Information Sources and Utilization during ICU Clinical Rounds: An Observational Study


Padiyath, Ashwin1; Ilan, Roy, MD, MSc, FRCPC2
1School of Medicine, Queen's University, Kingston, Canada; 2Department of Critical Care Medicine, Queen’s University, Kingston, Canada



Abstract:

Introduction
There has been a substantial increase in documented clinical information for ICU patients in recent years (Manor-Shulman et al., 2008). Information access is often cumbersome and time-consuming. This may lead to omission of relevant information while making decisions in a busy environment. There is limited research on how critical care providers navigate, and interact with, this large amount of information.
 
Objectives
To explore how ICU physicians interact with various sources of information during bedside rounds, and how information is related to decisions made.

Methods
Fourteen ICU bedside rounds were captured using three video cameras, including an eye-tracking system worn by the attending physician. A single evaluator then reviewed the footage and various parameters were recorded, including rounds duration, airtime per speaker, attending physician’s visual focus, content of discussion, and timing and type of decisions made. Participating attending physicians were interviewed post production while watching their respective video recordings and identified the decisions made during rounds.
 
Results
At a 33-bed, medical/surgical ICU in Kingston General Hospital, Ontario, 14 bedside rounds, directed by 5 attending physicians, were recorded and analyzed. Median (range) duration of rounds was 12:22 (2:23–18:47) minutes. On average, attending physicians were the main speaker 33% of the time, followed by nurses (27%), trainees (27%), pharmacists (8%) and other team members (3%).

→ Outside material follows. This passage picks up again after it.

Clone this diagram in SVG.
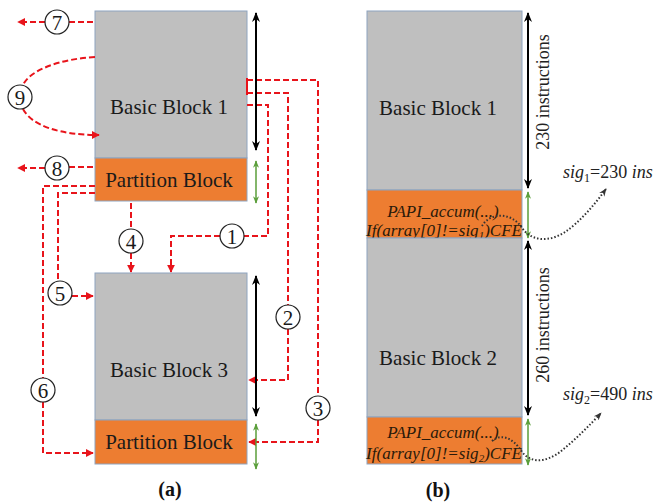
<svg xmlns="http://www.w3.org/2000/svg" width="655" height="504" viewBox="0 0 655 504">
<defs>
<style>
.bb{fill:#bfbfbf;stroke:#8ea4bf;stroke-width:1}
.pb{fill:#ed7d31;stroke:#8ea4bf;stroke-width:1}
.t{font-family:"Liberation Serif","Times New Roman",serif;font-size:21px;fill:#1a1a1a;text-anchor:middle}
.it{font-family:"Liberation Serif","Times New Roman",serif;font-size:17px;font-style:italic;fill:#2a1a0a;text-anchor:middle}
.num{font-family:"Liberation Serif","Times New Roman",serif;font-size:21px;fill:#1a1a1a;text-anchor:middle}
.circ{fill:#fff;stroke:#222;stroke-width:1.2}
.red{fill:none;stroke:#e8141b;stroke-width:2;stroke-dasharray:6 3}
.blk{fill:none;stroke:#000;stroke-width:2}
.grn{fill:none;stroke:#5a9e3a;stroke-width:1.5}
.dot{fill:none;stroke:#333;stroke-width:2;stroke-dasharray:1.5 2}
.lbl{font-family:"Liberation Serif","Times New Roman",serif;font-size:20px;font-weight:bold;fill:#111;text-anchor:middle}
.ins{font-family:"Liberation Serif","Times New Roman",serif;font-size:18px;fill:#222;text-anchor:middle}
.sig{font-family:"Liberation Serif","Times New Roman",serif;font-size:18px;fill:#222}
</style>
<marker id="ra" viewBox="0 0 10 10" refX="9" refY="5" markerWidth="4" markerHeight="4" orient="auto"><path d="M0,0 L10,5 L0,10 z" fill="#e8141b"/></marker>
<marker id="ba" viewBox="0 0 10 10" refX="9" refY="5" markerWidth="5" markerHeight="5" orient="auto-start-reverse"><path d="M0,1 L10,5 L0,9 L3,5 z" fill="#000"/></marker>
<marker id="ga" viewBox="0 0 10 10" refX="9" refY="5" markerWidth="5" markerHeight="5" orient="auto-start-reverse"><path d="M0,1 L10,5 L0,9 L3,5 z" fill="#5a9e3a"/></marker>
<marker id="da" viewBox="0 0 10 10" refX="9" refY="5" markerWidth="4" markerHeight="4" orient="auto"><path d="M0,1 L10,5 L0,9 L3,5 z" fill="#333"/></marker>
</defs>
<rect width="655" height="504" fill="#fff"/>

<!-- Panel (a) -->
<g id="a-bb1"><rect class="bb" x="95" y="11" width="152" height="147"/><text class="t" x="169" y="114">Basic Block 1</text></g>
<g id="a-pb1"><rect class="pb" x="95" y="158" width="152" height="43"/><text class="t" x="169" y="187">Partition Block</text></g>
<g id="a-bb3"><rect class="bb" x="95" y="273" width="152" height="147"/><text class="t" x="169" y="377">Basic Block 3</text></g>
<g id="a-pb3"><rect class="pb" x="95" y="420" width="152" height="44"/><text class="t" x="169" y="449">Partition Block</text></g>

<g id="connectors">
<path class="red" d="M93,22 H69"/><path class="red" d="M45,22 H18" marker-end="url(#ra)"/>
<path class="red" d="M93,167 H69"/><path class="red" d="M45,168 H18" marker-end="url(#ra)"/>
<path class="red" d="M95,57 C60,59 30,70 23,85"/>
<path class="red" d="M23,109 C32,126 60,135 99,135" marker-end="url(#ra)"/>
<path class="red" d="M95,186 H43 V378"/><path class="red" d="M43,402 V453 H93" marker-end="url(#ra)"/>
<path class="red" d="M95,193 H58 V281"/><path class="red" d="M72,296 H93" marker-end="url(#ra)"/>
<path class="red" d="M131,203 V229"/><path class="red" d="M131,253 V272" marker-end="url(#ra)"/>
<path class="red" d="M247,105 H268 V236 H244"/><path class="red" d="M220,236 H171 V272" marker-end="url(#ra)"/>
<path class="red" d="M247,93 H288 V305"/><path class="red" d="M288,329 V380 H249" marker-end="url(#ra)"/>
<path class="red" d="M247,80 H318 V396"/><path class="red" d="M318,420 V442 H249" marker-end="url(#ra)"/>
<path d="M247,78 V95" stroke="#e8141b" stroke-width="2"/>
<path class="blk" d="M256,13 V150" marker-start="url(#ba)" marker-end="url(#ba)"/>
<path class="grn" d="M256,161 V203" marker-start="url(#ga)" marker-end="url(#ga)"/>
<path class="blk" d="M256,276 V416" marker-start="url(#ba)" marker-end="url(#ba)"/>
<path class="grn" d="M256,424 V469" marker-start="url(#ga)" marker-end="url(#ga)"/>
</g>

<g id="c7"><circle class="circ" cx="57" cy="22" r="12"/><text class="num" x="57" y="29.5">7</text></g>
<g id="c8"><circle class="circ" cx="57" cy="168" r="12"/><text class="num" x="57" y="175.5">8</text></g>
<g id="c9"><circle class="circ" cx="20" cy="97" r="12"/><text class="num" x="20" y="104.5">9</text></g>
<g id="c6"><circle class="circ" cx="43" cy="390" r="12"/><text class="num" x="43" y="397.5">6</text></g>
<g id="c5"><circle class="circ" cx="60" cy="293" r="12"/><text class="num" x="60" y="300.5">5</text></g>
<g id="c4"><circle class="circ" cx="131" cy="241" r="12"/><text class="num" x="131" y="248.5">4</text></g>
<g id="c1"><circle class="circ" cx="232" cy="236" r="12"/><text class="num" x="232" y="243.5">1</text></g>
<g id="c2"><circle class="circ" cx="288" cy="317" r="12"/><text class="num" x="288" y="324.5">2</text></g>
<g id="c3"><circle class="circ" cx="318" cy="408" r="12"/><text class="num" x="318" y="415.5">3</text></g>

<text class="lbl" x="170" y="496">(a)</text>

<!-- Panel (b) -->
<g id="b-bb1"><rect class="bb" x="367" y="11" width="155" height="179"/><text class="t" x="438" y="115">Basic Block 1</text></g>
<g id="b-pb1"><rect class="pb" x="367" y="190" width="155" height="48"/>
<text class="it" x="443" y="217">PAPI_accum(...)</text>
<text class="it" x="444" y="236">If(array[0]!=sig<tspan font-size="11" dy="3">1</tspan><tspan dy="-3">)CFE</tspan></text></g>
<g id="b-bb2"><rect class="bb" x="367" y="238" width="155" height="179"/><text class="t" x="438" y="365">Basic Block 2</text></g>
<g id="b-pb2"><rect class="pb" x="367" y="417" width="155" height="47"/>
<text class="it" x="443" y="438">PAPI_accum(...)</text>
<text class="it" x="444" y="459">If(array[0]!=sig<tspan font-size="11" dy="3">2</tspan><tspan dy="-3">)CFE</tspan></text></g>

<g id="b-conn">
<path class="blk" d="M528,13 V188" marker-start="url(#ba)" marker-end="url(#ba)"/>
<path class="grn" d="M528,192 V238" marker-start="url(#ga)" marker-end="url(#ga)"/>
<path class="blk" d="M528,241 V415" marker-start="url(#ba)" marker-end="url(#ba)"/>
<path class="grn" d="M528,419 V465" marker-start="url(#ga)" marker-end="url(#ga)"/>
<path class="dot" d="M482,226 C490,212 512,212 522,228 C532,242 550,242 565,232 C580,222 595,204 606,189" marker-end="url(#da)"/>
<path class="dot" d="M492,441 C500,434 512,436 522,452 C532,464 546,462 560,452 C575,440 590,425 601,413" marker-end="url(#da)"/>
</g>
<text class="ins" transform="translate(549,92) rotate(-90)">230 instructions</text>
<text class="ins" transform="translate(549,325) rotate(-90)">260 instructions</text>
<text class="sig" x="563" y="178"><tspan font-style="italic">sig</tspan><tspan font-size="12" dy="4">1</tspan><tspan dy="-4">=230 </tspan><tspan font-style="italic">ins</tspan></text>
<text class="sig" x="563" y="400"><tspan font-style="italic">sig</tspan><tspan font-size="12" dy="4">2</tspan><tspan dy="-4">=490 </tspan><tspan font-style="italic">ins</tspan></text>
<text class="lbl" x="438" y="497">(b)</text>
</svg>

During the rounds, attending physicians focused their visual attention on a median (range) of 26 (9-66) items, spending about 14 (10-18) seconds on each item. Across rounds, attending physicians’ visual focus was on the nurse 21% of the time, followed by residents (18%), paper (16%) and electronic (13%) charts, the patient (11%), other team members (14%), and other objects (7%).

The average amount of content across rounds included discussing, interpreting and planning (56%), nursing report (21%), teaching (8%), looking up information (7%), interacting with patients (7%), interacting with patient families (3%), and transitions (7%). Of the 7% of the time that was allocated to looking up information, lab test results were discussed most commonly (37%), followed by information originally gathered from the bedside monitor (28%), physical findings (14%), devices at the bedside (10%), imaging tests (9%), and lines and tubes (2%).

A median of 9 (2-12) decisions were made per patient rounds, mostly by attending physicians. Decisions were made regarding medications (36%), procedures (30%), tests (16%), directives (e.g. discharging a patient from the ICU, goals of care, etc.) (12%), and consults of other services (6%). About 30% of all decisions were made within the first half of the rounds, and 70% were about equally distributed throughout the second half of the rounds.
 
Conclusion
There was marked variation in the styles employed by each physician and their teams, including variable participation of team members, conversation content, utilization of information, and decision-making. Information was accessed over a relatively small proportion of time. It is likely that improving the access to, and presentation of, information can substantially influence the effectiveness of clinical rounds.
 
Conflicts of Interest
There are no conflicts of interest to disclose.